I believe I tested it, and it worked. But suddenly it didn't work anymore. Did it ever work? What is going on here? We always got redirected to the dashboard, even when a redirect was present.

There is a scheduling race condition here. Assigning a value to 'window.location.href' doesn't immediately redirect you, like I thought it would. It just sets the value and schedules a redirect as soon as possible. But the code doesn't stop executing! This means that the next assignment might execute before the browser starts the redirect, redirecting you to the wrong location. It took me forever to figure out that was the case. The solution is to just add a return statement to the if block and never let it get to the rest.

if (redirect) {
    window.location.href = redirect;
    return;
}

I feel like both issues, the Rust and the TypeScript one, are similar. They are both related to async scheduling and both show some undefined behavior that is very much not obvious. But the Rust type checker is much more useful, it prevented the bug from ever compiling. The TypeScript compiler doesn't track lifetimes or has any borrowing rules and is just not capable of catching this kind of issues.

Fearless refactoring

Rust is often recommended as a great language for systems programming, but it's not usually the first choice when it comes to web applications. Python, Ruby and JavaScript/Node.js are always perceived as more “productive” for web development. I think that this is true if you are just starting out! You get so much out of the box with these languages, and the initial progress is very fast.

But once the project reaches a certain size, everything grinds to a halt. There is just so much loose coupling between parts of the codebase that it becomes very hard to change anything.

We have all been there. You change something and everything works great, but then two days later you get a ping that your change broke another (completely unrelated) page. After the 3rd time this happens, your willingness to touch the codebase dramatically drops.

With Rust I just worry much less, and this allows me to try out more things. I have the feeling that my productivity has even increased as the codebase has grown. There is much more code I can build upon, reuse and change without worrying that I will accidentally break the existing stuff.

Rust is just so good at telling you “Yeah, that change you are doing is affecting another part of the project that you are probably not thinking at all about, because you are six functions call deep in and the deadline is approaching fast, but here is exactly why this might cause issues”.

What about tests?

I think that tests are great! They are a very powerful tool if you are doing a big refactoring and need help with catching regressions. But they are not required by the compiler for the code to run. This means that you can just easily decide not to add tests.

Some days are just more stressful than others, there is very little time and things need to get done. But with tests there is this additional mental overhead. I need to decide what the right level of abstraction is. Am I testing the behavior or the implementation details? Will this test actually prevent any errors in the future? Making all these decisions is very exhausting and error prone.

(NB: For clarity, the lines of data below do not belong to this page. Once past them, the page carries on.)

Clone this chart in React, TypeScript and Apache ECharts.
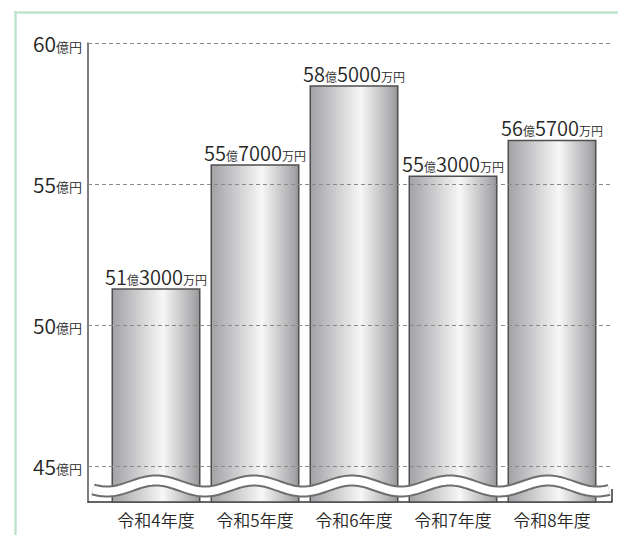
import React, { useEffect, useRef } from "react";
import * as echarts from "echarts";

const categories = ["令和4年度", "令和5年度", "令和6年度", "令和7年度", "令和8年度"];
const values = [51.3, 55.7, 58.5, 55.3, 56.57];
const yTicks = [45, 50, 55, 60];
const yMin = 43.72;
const yMax = 60;

const FONT = "'Noto Sans CJK JP', 'Noto Sans', sans-serif";
const W = 350;

function wavePoints(): number[][] {
  const pts: number[][] = [];
  for (let x = 93; x <= 609; x += 1.5) {
    pts.push([x, 486 - 5.5 * Math.cos((2 * Math.PI * (x - 156)) / 98)]);
  }
  return pts;
}

export default function App() {
  const ref = useRef<HTMLDivElement>(null);
  useEffect(() => {
    if (!ref.current) return;
    const chart = echarts.init(ref.current, null, { renderer: "svg" });
    const pts = wavePoints();
    const barGradient = new echarts.graphic.LinearGradient(0, 0, 1, 0, [
      { offset: 0, color: "#a2a2a6" },
      { offset: 0.58, color: "#f7f7f7" },
      { offset: 0.95, color: "#a6a6a9" },
      { offset: 1, color: "#929295" },
    ]);
    const txt = "#262626";
    chart.setOption({
      animation: false,
      textStyle: { fontFamily: FONT },
      grid: [
        { left: 88, right: 6, top: 43, bottom: 33 },
        { left: 106.5, right: 16.5, top: 43, bottom: 33 },
      ],
      xAxis: [
        {
          type: "value",
          gridIndex: 0,
          min: 0,
          max: 1,
          axisLine: { show: true, onZero: false, lineStyle: { color: "#333", width: 1.5 } },
          axisTick: { show: false },
          axisLabel: { show: false },
          splitLine: { show: false },
        },
        {
          type: "category",
          gridIndex: 1,
          data: categories,
          axisLine: { show: false },
          axisTick: { show: false },
          axisLabel: { interval: 0, margin: 9, fontSize: 17, color: txt, fontFamily: FONT, fontWeight: W },
        },
      ],
      yAxis: [
        {
          type: "value",
          gridIndex: 0,
          min: yMin,
          max: yMax,
          axisLine: { show: true, lineStyle: { color: "#555", width: 1.5 } },
          axisTick: { show: false },
          axisLabel: { show: false },
          splitLine: { show: false },
        },
        {
          type: "value",
          gridIndex: 1,
          min: yMin,
          max: yMax,
          show: false,
        },
      ],
      series: [
        {
          type: "line",
          xAxisIndex: 0,
          yAxisIndex: 0,
          data: [[0.5, 50]],
          symbol: "none",
          lineStyle: { opacity: 0 },
          silent: true,
          z: 1,
          markLine: {
            silent: true,
            symbol: ["none", "none"],
            lineStyle: { color: "#8a8a8a", type: [4, 3], width: 1 },
            label: {
              show: true,
              position: "start",
              distance: 6,
              formatter: (p: any) => `{n|${p.value}}{s|億円}`,
              rich: {
                n: { fontSize: 21, color: txt, fontFamily: FONT, fontWeight: W, verticalAlign: "bottom" },
                s: { fontSize: 13, color: txt, fontFamily: FONT, fontWeight: W, verticalAlign: "bottom", padding: [0, 0, 1, 0] },
              },
            },
            data: yTicks.map((v) => ({ yAxis: v })),
          },
        },
        {
          type: "bar",
          xAxisIndex: 1,
          yAxisIndex: 1,
          data: values,
          barWidth: 89,
          z: 3,
          itemStyle: { color: barGradient, borderColor: "#4f4f4f", borderWidth: 1.5 },
          label: {
            show: true,
            position: "top",
            distance: 2,
            formatter: (p: any) => {
              const v = p.value as number;
              const oku = Math.floor(v);
              const man = Math.round((v - oku) * 10000);
              return `{n|${oku}}{s|億}{n|${man}}{s|万円}`;
            },
            rich: {
              n: { fontSize: 20, color: txt, fontFamily: FONT, fontWeight: W, verticalAlign: "bottom" },
              s: { fontSize: 12, color: txt, fontFamily: FONT, fontWeight: W, verticalAlign: "bottom", padding: [0, 0, 1, 0] },
            },
          },
        },
      ],
      graphic: [
        {
          type: "line",
          z: 100,
          shape: { x1: 15.5, y1: 11, x2: 15.5, y2: 535 },
          style: { stroke: "#bfe4cd", lineWidth: 2.5 },
        },
        {
          type: "line",
          z: 100,
          shape: { x1: 14.5, y1: 12.5, x2: 618, y2: 12.5 },
          style: { stroke: "#bfe4cd", lineWidth: 2.5 },
        },
        {
          type: "line",
          z: 100,
          shape: { x1: 612, y1: 489, x2: 612, y2: 502 },
          style: { stroke: "#333", lineWidth: 1.5 },
        },
        {
          type: "polyline",
          z: 100,
          shape: { points: pts },
          style: { stroke: "#6e6e6e", lineWidth: 12, fill: null },
        },
        {
          type: "polyline",
          z: 101,
          shape: { points: pts },
          style: { stroke: "#ffffff", lineWidth: 8, fill: null },
        },
      ],
    });
    return () => chart.dispose();
  }, []);
  return (
    <div
      ref={ref}
      style={{ position: "fixed", left: 0, top: 0, width: 618, height: 535, background: "#fff" }}
    />
  );
}
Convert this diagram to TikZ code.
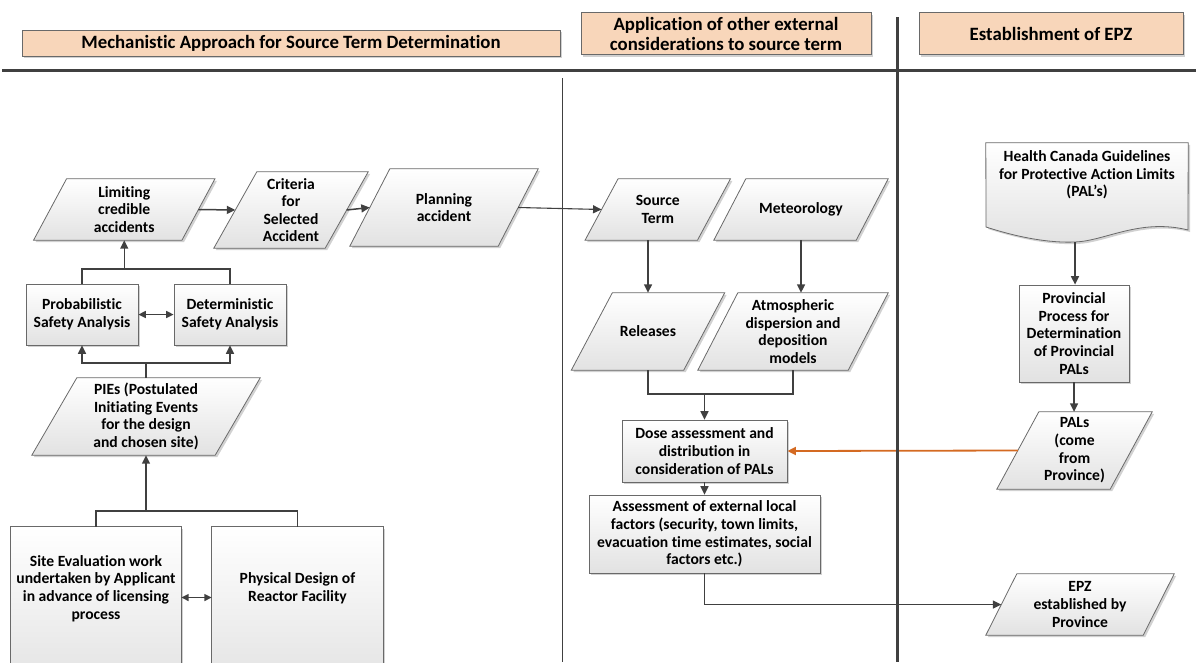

Rust can be sometimes challenging to learn and write, but the nice thing with Rust is that it takes the burden of deciding away from me. The decisions have been made by much smarter people than me, that worked on huge codebases and have encoded all the common mistakes into the compiler.

Of course, some properties of an app can't be part of the type-system. In that case tests rock!

Bonus: Zig is scary too!

Zig is often compared with Rust; both are aiming to be systems programming languages. I think that Zig is very cool, and the language just sparks some nerd joy inside me. But then I remember again that it's scary. Let's just look at a simple error handling example.

const std = @import("std");

const FileError = error{
    AccessDenied,
};

fn doSomethingThatFails() FileError!void {
    return FileError.AccessDenied;
}

pub fn main() !void {
    doSomethingThatFails() catch |err| {
        if (err == error.AccessDenid) {
            std.debug.print("Access was denied!\n", .{});
        } else {
            std.debug.print("Unexpected error!\n", .{});
        }
    };
}

We have a function called 'doSomethingThatFails' that always fails with an error value of 'FileError.AccessDenied', then we catch the error and print out that access was denied.

Except, we don't do it. There is a typo in the error handling logic 'AccessDenid != AccessDenied'. The code will compile just fine. The Zig compiler will generate a new number for each unique 'error.*' and doesn't care what types you are comparing. It's just numbers.

However, if you use a 'switch' statement instead of an 'if', then suddenly the Zig compiler goes "Oh this is obviously wrong! The returned error can never be of this value because it's not in 'FileError'", and refuses to compile the code. It's capable of detecting the bug, it just chooses not to care. If it looks like a number, the 'if' statement might as well compare it as a number.

These small design decisions in the language are very much in contrast with Rust. And for someone who mistypes names all the time, that can be scary.